## [What the task requires]
Word for word, give the material below again, minus any images.

#### Source excerpt ####

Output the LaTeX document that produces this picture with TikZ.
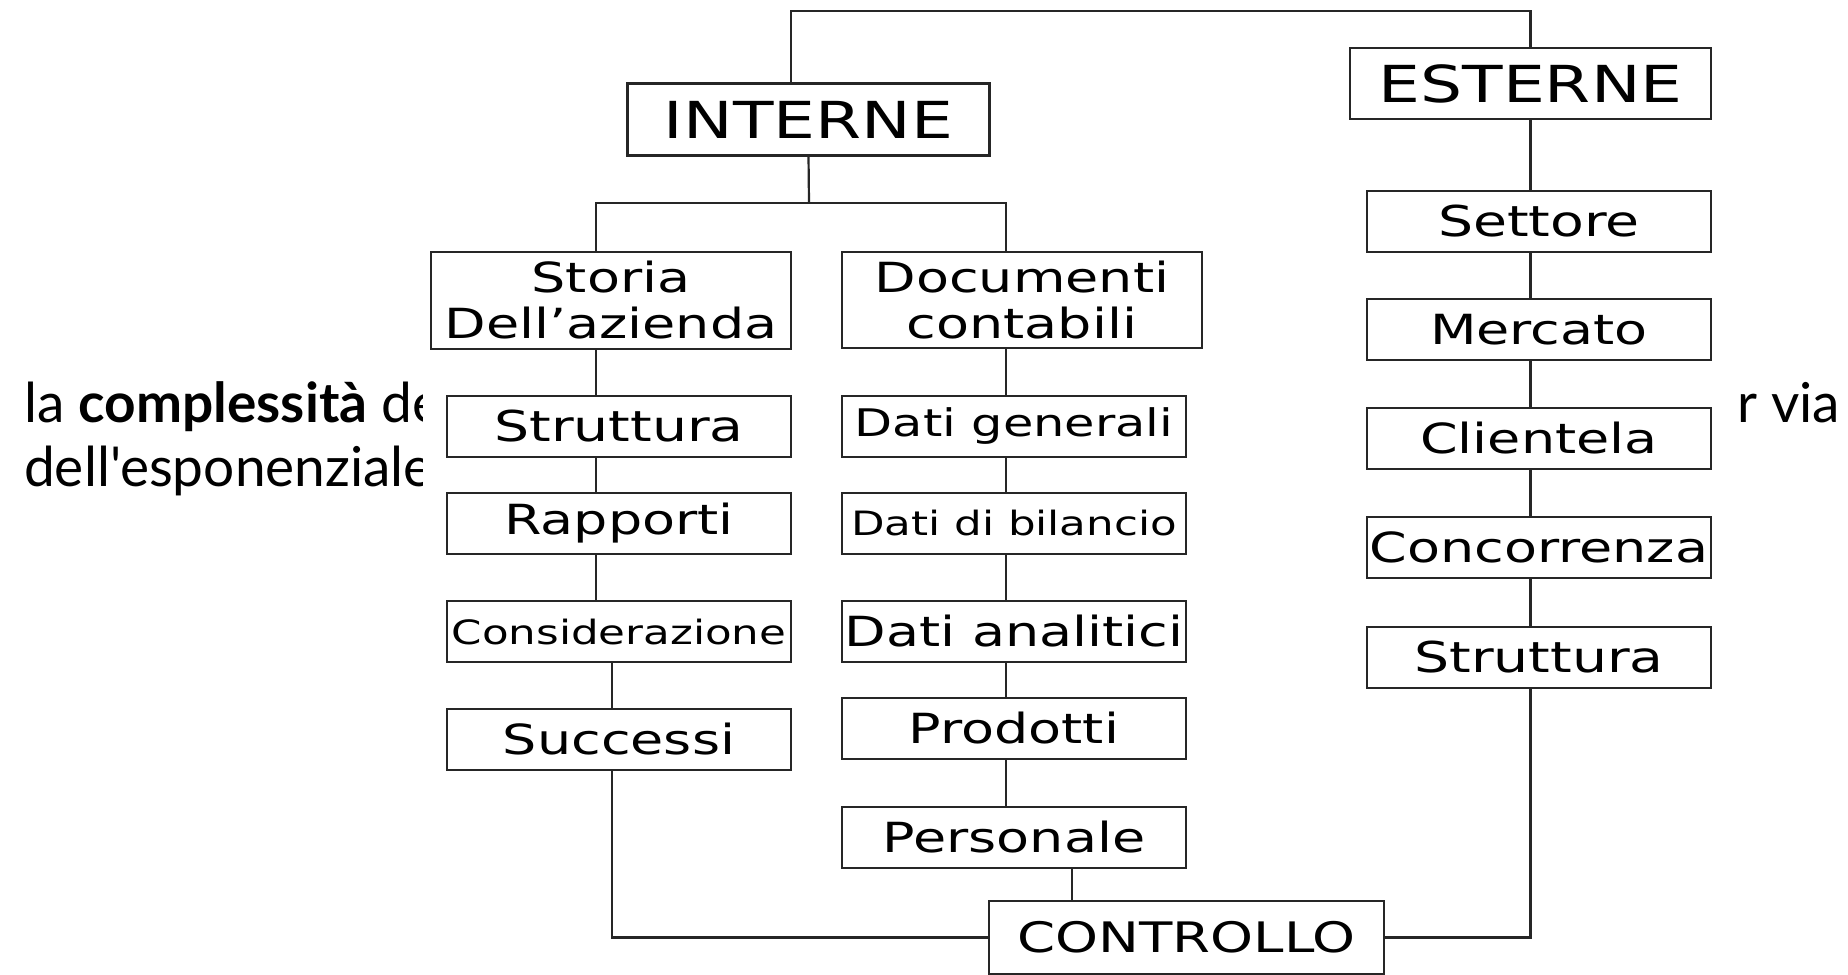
\documentclass[tikz,border=0pt]{standalone}
\usepackage{fontspec}
\newfontfamily\voceFont[FakeStretch=1.3]{DejaVu Sans}
\newfontfamily\testoFont{Lato}
\usetikzlibrary{
    positioning, % posizionamento relativo dei nodi (es: below=of)
    backgrounds  % connettori e testo dietro le caselle
}

\begin{document}
\begin{tikzpicture}[x=1bp, y=-1bp]

    % --- Stili ---
    \tikzset{
        % caselle dello schema
        voce/.style={
            draw=black!85,
            line width=2.2bp,
            fill=white,
            inner sep=0pt,
            outer sep=0pt,
            minimum width=344bp,
            minimum height=61bp,
            align=center,
            font=\voceFont\fontsize{41.5bp}{46bp}\selectfont
        },
        % caselle dei titoli (INTERNE, ESTERNE, CONTROLLO)
        titolo/.style={
            voce,
            minimum width=362bp,
            minimum height=72bp,
            font=\voceFont\fontsize{51bp}{58bp}\selectfont
        },
        % linee di collegamento
        linea/.style={
            draw=black!85,
            line width=2.2bp
        },
        % testo della slide che sta dietro lo schema
        testo/.style={
            anchor=base west,
            inner sep=0pt,
            font=\testoFont\fontsize{55bp}{64bp}\selectfont
        }
    }

    \useasboundingbox (0,0) rectangle (1848,974);

    % --- Titoli ---
    \node[titolo] (interne) at (808.5,119.5) {INTERNE};
    \node[titolo, minimum width=361bp, minimum height=71bp] (esterne) at (1530.5,83.5) {ESTERNE};
    \node[titolo, minimum width=395bp, minimum height=73bp,
          font=\voceFont\fontsize{42bp}{46bp}\selectfont] (controllo) at (1186.5,937.5) {CONTROLLO};

    % --- Colonna sinistra ---
    \node[voce, minimum width=360bp, minimum height=97bp] (storia) at (611,300.5) {Storia\\Dell’azienda};
    \node[voce, below=47bp of storia.south east, anchor=north east,
          font=\voceFont\fontsize{42.5bp}{46bp}\selectfont] (struttura) {Struttura};
    \node[voce, below=36bp of struttura] (rapporti) {Rapporti};
    \node[voce, below=47bp of rapporti,
          font=\voceFont\fontsize{33.5bp}{40bp}\selectfont] (considerazione) {Considerazione};
    \node[voce, below=47bp of considerazione] (successi) {Successi};

    % --- Colonna centrale ---
    \node[voce, minimum width=360bp, minimum height=96bp] (documenti) at (1022,300) {Documenti\\contabili};
    \node[voce, below=48bp of documenti.south west, anchor=north west,
          font=\voceFont\fontsize{38bp}{46bp}\selectfont] (generali) {Dati generali};
    \node[voce, below=36bp of generali,
          font=\voceFont\fontsize{33.5bp}{40bp}\selectfont] (bilancio) {Dati di bilancio};
    \node[voce, below=47bp of bilancio] (analitici) {Dati analitici};
    \node[voce, below=36bp of analitici] (prodotti) {Prodotti};
    \node[voce, below=48bp of prodotti] (personale) {Personale};

    % --- Colonna destra ---
    \node[voce, below=72bp of esterne.south east, anchor=north east,
          font=\voceFont\fontsize{42.5bp}{46bp}\selectfont] (settore) {Settore};
    \node[voce, below=47bp of settore] (mercato) {Mercato};
    \node[voce, below=48bp of mercato] (clientela) {Clientela};
    \node[voce, below=48bp of clientela] (concorrenza) {Concorrenza};
    \node[voce, below=49bp of concorrenza,
          font=\voceFont\fontsize{42.5bp}{46bp}\selectfont] (strutturaE) {Struttura};

    % --- Punti di passaggio delle linee ---
    \coordinate (cima) at (1160,11);
    \coordinate (giunzione) at (809,203);
    \coordinate (lineaA) at (596,0);
    \coordinate (lineaB) at (612,0);
    \coordinate (lineaC) at (1006,0);
    \coordinate (lineaD) at (1072,0);

    \begin{scope}[on background layer]
        % testo della slide, coperto in parte dallo schema
        \node[testo] (riga1) at (24,422) {la \textbf{complessità} de};
        \node[testo] (riga1coda) at (1737,422) {r via};
        \node[testo] (riga2) at (24,486) {dell'esponenziale};
        \fill[white] (423,0) rectangle (1730,974);

        % --- Connettori ---
        \draw[linea] (interne.north -| storia.east) |- (cima) -| (esterne.north);
        \draw[linea] (interne.south) -- (giunzione);
        \draw[linea] (storia.north -| lineaA) |- (giunzione) -| (documenti.north -| lineaC);
        \draw[linea] (storia.south -| lineaA) -- (considerazione.north -| lineaA);
        \draw[linea] (considerazione.south -| lineaB) |- (controllo.west);
        \draw[linea] (documenti.south -| lineaC) -- (personale.north -| lineaC);
        \draw[linea] (personale.south -| lineaD) -- (controllo.north -| lineaD);
        \draw[linea] (controllo.east) -| (esterne.south);
    \end{scope}

\end{tikzpicture}
\end{document}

####

## [Exercise output]
Output the LaTeX document that produces this picture with TikZ.
\documentclass[tikz,border=0pt]{standalone}
\usepackage{fontspec}
\newfontfamily\voceFont[FakeStretch=1.3]{DejaVu Sans}
\newfontfamily\testoFont{Lato}
\usetikzlibrary{
    positioning, % posizionamento relativo dei nodi (es: below=of)
    backgrounds  % connettori e testo dietro le caselle
}

\begin{document}
\begin{tikzpicture}[x=1bp, y=-1bp]

    % --- Stili ---
    \tikzset{
        % caselle dello schema
        voce/.style={
            draw=black!85,
            line width=2.2bp,
            fill=white,
            inner sep=0pt,
            outer sep=0pt,
            minimum width=344bp,
            minimum height=61bp,
            align=center,
            font=\voceFont\fontsize{41.5bp}{46bp}\selectfont
        },
        % caselle dei titoli (INTERNE, ESTERNE, CONTROLLO)
        titolo/.style={
            voce,
            minimum width=362bp,
            minimum height=72bp,
            font=\voceFont\fontsize{51bp}{58bp}\selectfont
        },
        % linee di collegamento
        linea/.style={
            draw=black!85,
            line width=2.2bp
        },
        % testo della slide che sta dietro lo schema
        testo/.style={
            anchor=base west,
            inner sep=0pt,
            font=\testoFont\fontsize{55bp}{64bp}\selectfont
        }
    }

    \useasboundingbox (0,0) rectangle (1848,974);

    % --- Titoli ---
    \node[titolo] (interne) at (808.5,119.5) {INTERNE};
    \node[titolo, minimum width=361bp, minimum height=71bp] (esterne) at (1530.5,83.5) {ESTERNE};
    \node[titolo, minimum width=395bp, minimum height=73bp,
          font=\voceFont\fontsize{42bp}{46bp}\selectfont] (controllo) at (1186.5,937.5) {CONTROLLO};

    % --- Colonna sinistra ---
    \node[voce, minimum width=360bp, minimum height=97bp] (storia) at (611,300.5) {Storia\\Dell’azienda};
    \node[voce, below=47bp of storia.south east, anchor=north east,
          font=\voceFont\fontsize{42.5bp}{46bp}\selectfont] (struttura) {Struttura};
    \node[voce, below=36bp of struttura] (rapporti) {Rapporti};
    \node[voce, below=47bp of rapporti,
          font=\voceFont\fontsize{33.5bp}{40bp}\selectfont] (considerazione) {Considerazione};
    \node[voce, below=47bp of considerazione] (successi) {Successi};

    % --- Colonna centrale ---
    \node[voce, minimum width=360bp, minimum height=96bp] (documenti) at (1022,300) {Documenti\\contabili};
    \node[voce, below=48bp of documenti.south west, anchor=north west,
          font=\voceFont\fontsize{38bp}{46bp}\selectfont] (generali) {Dati generali};
    \node[voce, below=36bp of generali,
          font=\voceFont\fontsize{33.5bp}{40bp}\selectfont] (bilancio) {Dati di bilancio};
    \node[voce, below=47bp of bilancio] (analitici) {Dati analitici};
    \node[voce, below=36bp of analitici] (prodotti) {Prodotti};
    \node[voce, below=48bp of prodotti] (personale) {Personale};

    % --- Colonna destra ---
    \node[voce, below=72bp of esterne.south east, anchor=north east,
          font=\voceFont\fontsize{42.5bp}{46bp}\selectfont] (settore) {Settore};
    \node[voce, below=47bp of settore] (mercato) {Mercato};
    \node[voce, below=48bp of mercato] (clientela) {Clientela};
    \node[voce, below=48bp of clientela] (concorrenza) {Concorrenza};
    \node[voce, below=49bp of concorrenza,
          font=\voceFont\fontsize{42.5bp}{46bp}\selectfont] (strutturaE) {Struttura};

    % --- Punti di passaggio delle linee ---
    \coordinate (cima) at (1160,11);
    \coordinate (giunzione) at (809,203);
    \coordinate (lineaA) at (596,0);
    \coordinate (lineaB) at (612,0);
    \coordinate (lineaC) at (1006,0);
    \coordinate (lineaD) at (1072,0);

    \begin{scope}[on background layer]
        % testo della slide, coperto in parte dallo schema
        \node[testo] (riga1) at (24,422) {la \textbf{complessità} de};
        \node[testo] (riga1coda) at (1737,422) {r via};
        \node[testo] (riga2) at (24,486) {dell'esponenziale};
        \fill[white] (423,0) rectangle (1730,974);

        % --- Connettori ---
        \draw[linea] (interne.north -| storia.east) |- (cima) -| (esterne.north);
        \draw[linea] (interne.south) -- (giunzione);
        \draw[linea] (storia.north -| lineaA) |- (giunzione) -| (documenti.north -| lineaC);
        \draw[linea] (storia.south -| lineaA) -- (considerazione.north -| lineaA);
        \draw[linea] (considerazione.south -| lineaB) |- (controllo.west);
        \draw[linea] (documenti.south -| lineaC) -- (personale.north -| lineaC);
        \draw[linea] (personale.south -| lineaD) -- (controllo.north -| lineaD);
        \draw[linea] (controllo.east) -| (esterne.south);
    \end{scope}

\end{tikzpicture}
\end{document}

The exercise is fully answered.